What is required: Begin at the first line of the data and copy each line through the one containing "(dashr) -- ([xshift=6pt]pass.east);", that line included, with no pictures.
===== Supplied information =====
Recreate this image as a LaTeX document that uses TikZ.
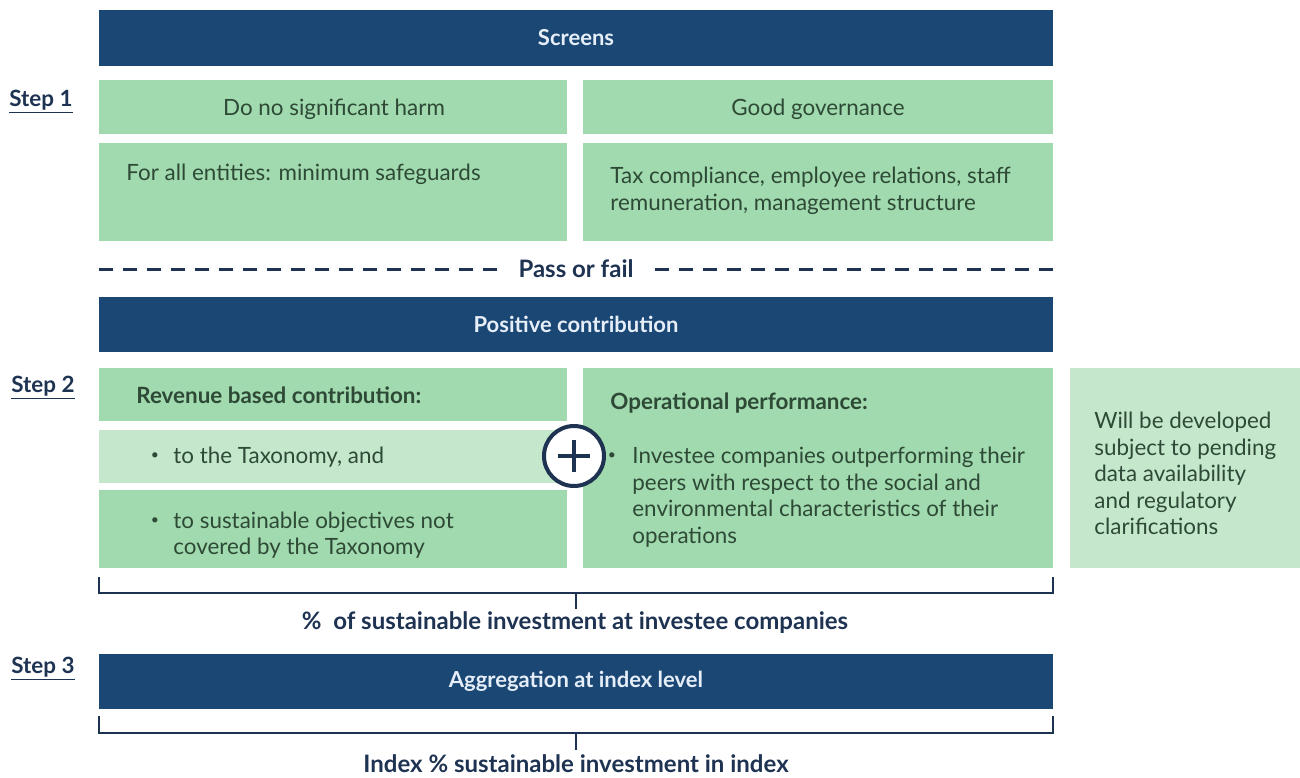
\documentclass[tikz,border=0pt]{standalone}
\usepackage{fontspec}
\setmainfont{Lato}
\usetikzlibrary{positioning}

\definecolor{navy}{HTML}{1B4775}
\definecolor{inknavy}{HTML}{1E3352}
\definecolor{leaf}{HTML}{A0DAAE}
\definecolor{paleleaf}{HTML}{C5E8CD}
\definecolor{leafink}{HTML}{2E4A36}
\definecolor{barink}{HTML}{E6EEF8}

\tikzset{
  navybar/.style={fill=navy, text=barink, font=\fontsize{11}{12}\selectfont\bfseries,
    minimum width=477pt, minimum height=28pt, inner sep=0pt},
  leafbox/.style={fill=leaf, minimum width=234pt, inner sep=0pt},
  paleleafbox/.style={fill=paleleaf, minimum width=234pt, inner sep=0pt},
  boxtext/.style={text=leafink, font=\fontsize{11.2}{13.3}\selectfont, align=left, inner sep=0pt},
  boxdot/.style={text=leafink, font=\fontsize{7}{8}\selectfont, inner sep=0pt},
  steplabel/.style={text=inknavy, font=\fontsize{11.2}{12}\selectfont\bfseries, inner sep=0pt},
  bracket/.style={draw=inknavy, line width=1pt},
  sumtext/.style={text=inknavy, font=\fontsize{12}{13}\selectfont\bfseries, inner sep=0pt},
}

\begin{document}
\begin{tikzpicture}[x=0.5pt, y=-0.5pt]
\useasboundingbox (0,0) rectangle (1300,777);

% step 1 : screens
\node[navybar] (screens) at (576,38) {Screens};
\node[steplabel] (step1) at (41,102) {\underline{Step 1}};
\node[leafbox, minimum height=27pt] (dnsh) at (333,107) {};
\node[boxtext] (dnshtext) at (334,109) {Do no significant harm};
\node[leafbox, minimum width=235pt, minimum height=27pt] (gov) at (818,107) {};
\node[boxtext] (govtext) at (818,109) {Good governance};
\node[leafbox, minimum height=49pt] (safe) at (333,192) {};
\node[boxtext, anchor=west] (safetext) at (126,174) {For all entities: minimum safeguards};
\node[leafbox, minimum width=235pt, minimum height=49pt] (tax) at (818,192) {};
\node[boxtext, anchor=west] (taxtext) at (610,190.5) {Tax compliance, employee relations, staff\\remuneration, management structure};

% pass or fail
\node[text=inknavy, font=\fontsize{12}{13}\selectfont\bfseries, inner sep=0pt] (pass) at (576,269) {Pass or fail};
\coordinate (dashl) at (99,269);
\coordinate (dashr) at (1053,269);
\draw[inknavy, line width=1.5pt, dash pattern=on 7pt off 5pt] (dashl) -- ([xshift=-6pt]pass.west);
\draw[inknavy, line width=1.5pt, dash pattern=on 7pt off 5pt] (dashr) -- ([xshift=6pt]pass.east);

% step 2 : positive contribution
\node[navybar, minimum height=27.5pt] (positive) at (576,324.5) {Positive contribution};
\node[steplabel] (step2) at (43,388) {\underline{Step 2}};
\node[leafbox, minimum height=26.5pt] (revenue) at (333,394.5) {};
\node[boxtext, font=\fontsize{11.2}{13.3}\selectfont\bfseries] (revtext) at (136,395) [anchor=west] {Revenue based contribution:};
\node[paleleafbox, minimum height=26.5pt] (taxo) at (333,456.5) {};
\node[boxtext, anchor=west] (taxotext) at (173,457) {to the Taxonomy, and};
\node[boxdot] (taxodot) at (155,456) {\textbullet};
\node[leafbox, minimum height=39pt] (sust) at (333,529) {};
\node[boxtext, anchor=west] (susttext) at (173,535) {to sustainable objectives not\\covered by the Taxonomy};
\node[boxdot] (sustdot) at (155,521) {\textbullet};
\node[leafbox, minimum width=235pt, minimum height=100pt] (ops) at (818,468) {};
\node[boxtext, font=\fontsize{11.2}{13.3}\selectfont\bfseries, anchor=west] (opstitle) at (610,403) {Operational performance:};
\node[boxtext, anchor=west] (opstext) at (632,497) {Investee companies outperforming their\\peers with respect to the social and\\environmental characteristics of their\\operations};
\node[boxdot] (opsdot) at (612,456) {\textbullet};
\node[paleleafbox, minimum width=115pt, minimum height=100pt] (pending) at (1185,468) {};
\node[boxtext, anchor=west] (pendtext) at (1094,473.5) {Will be developed\\subject to pending\\data availability\\and regulatory\\clarifications};

% plus sign
\node[circle, draw=inknavy, fill=white, line width=2pt, minimum size=30pt, inner sep=0pt] (plus) at (574,456) {};
\draw[inknavy, line width=2.2pt] ([xshift=-8pt]plus.center) -- ([xshift=8pt]plus.center);
\draw[inknavy, line width=2.2pt] ([yshift=-8pt]plus.center) -- ([yshift=8pt]plus.center);

% bracket 1
\node[sumtext] (share) at (575,623) {\%\ \ of sustainable investment at investee companies};
\coordinate (brk1) at (576,593);
\coordinate (tick1) at (576,609);
\draw[bracket] ([yshift=-4.5pt]sust.south west) -- ++(0,-8pt) -| ([yshift=-4.5pt]ops.south east);
\draw[bracket] (brk1) -- (tick1);

% step 3 : aggregation
\node[navybar, minimum height=27.5pt] (aggregation) at (576,681.5) {Aggregation at index level};
\node[steplabel] (step3) at (43,669) {\underline{Step 3}};

% bracket 2
\node[sumtext] (index) at (576,764) {Index \% sustainable investment in index};
\coordinate (brk2) at (576,733);
\coordinate (tick2) at (576,750);
\draw[bracket] ([yshift=-3.5pt]aggregation.south west) -- ++(0,-8.5pt) -| ([yshift=-3.5pt]aggregation.south east);
\draw[bracket] (brk2) -- (tick2);
\end{tikzpicture}
\end{document}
=====
Exercise output:
Recreate this image as a LaTeX document that uses TikZ.
\documentclass[tikz,border=0pt]{standalone}
\usepackage{fontspec}
\setmainfont{Lato}
\usetikzlibrary{positioning}

\definecolor{navy}{HTML}{1B4775}
\definecolor{inknavy}{HTML}{1E3352}
\definecolor{leaf}{HTML}{A0DAAE}
\definecolor{paleleaf}{HTML}{C5E8CD}
\definecolor{leafink}{HTML}{2E4A36}
\definecolor{barink}{HTML}{E6EEF8}

\tikzset{
  navybar/.style={fill=navy, text=barink, font=\fontsize{11}{12}\selectfont\bfseries,
    minimum width=477pt, minimum height=28pt, inner sep=0pt},
  leafbox/.style={fill=leaf, minimum width=234pt, inner sep=0pt},
  paleleafbox/.style={fill=paleleaf, minimum width=234pt, inner sep=0pt},
  boxtext/.style={text=leafink, font=\fontsize{11.2}{13.3}\selectfont, align=left, inner sep=0pt},
  boxdot/.style={text=leafink, font=\fontsize{7}{8}\selectfont, inner sep=0pt},
  steplabel/.style={text=inknavy, font=\fontsize{11.2}{12}\selectfont\bfseries, inner sep=0pt},
  bracket/.style={draw=inknavy, line width=1pt},
  sumtext/.style={text=inknavy, font=\fontsize{12}{13}\selectfont\bfseries, inner sep=0pt},
}

\begin{document}
\begin{tikzpicture}[x=0.5pt, y=-0.5pt]
\useasboundingbox (0,0) rectangle (1300,777);

% step 1 : screens
\node[navybar] (screens) at (576,38) {Screens};
\node[steplabel] (step1) at (41,102) {\underline{Step 1}};
\node[leafbox, minimum height=27pt] (dnsh) at (333,107) {};
\node[boxtext] (dnshtext) at (334,109) {Do no significant harm};
\node[leafbox, minimum width=235pt, minimum height=27pt] (gov) at (818,107) {};
\node[boxtext] (govtext) at (818,109) {Good governance};
\node[leafbox, minimum height=49pt] (safe) at (333,192) {};
\node[boxtext, anchor=west] (safetext) at (126,174) {For all entities: minimum safeguards};
\node[leafbox, minimum width=235pt, minimum height=49pt] (tax) at (818,192) {};
\node[boxtext, anchor=west] (taxtext) at (610,190.5) {Tax compliance, employee relations, staff\\remuneration, management structure};

% pass or fail
\node[text=inknavy, font=\fontsize{12}{13}\selectfont\bfseries, inner sep=0pt] (pass) at (576,269) {Pass or fail};
\coordinate (dashl) at (99,269);
\coordinate (dashr) at (1053,269);
\draw[inknavy, line width=1.5pt, dash pattern=on 7pt off 5pt] (dashl) -- ([xshift=-6pt]pass.west);
\draw[inknavy, line width=1.5pt, dash pattern=on 7pt off 5pt] (dashr) -- ([xshift=6pt]pass.east);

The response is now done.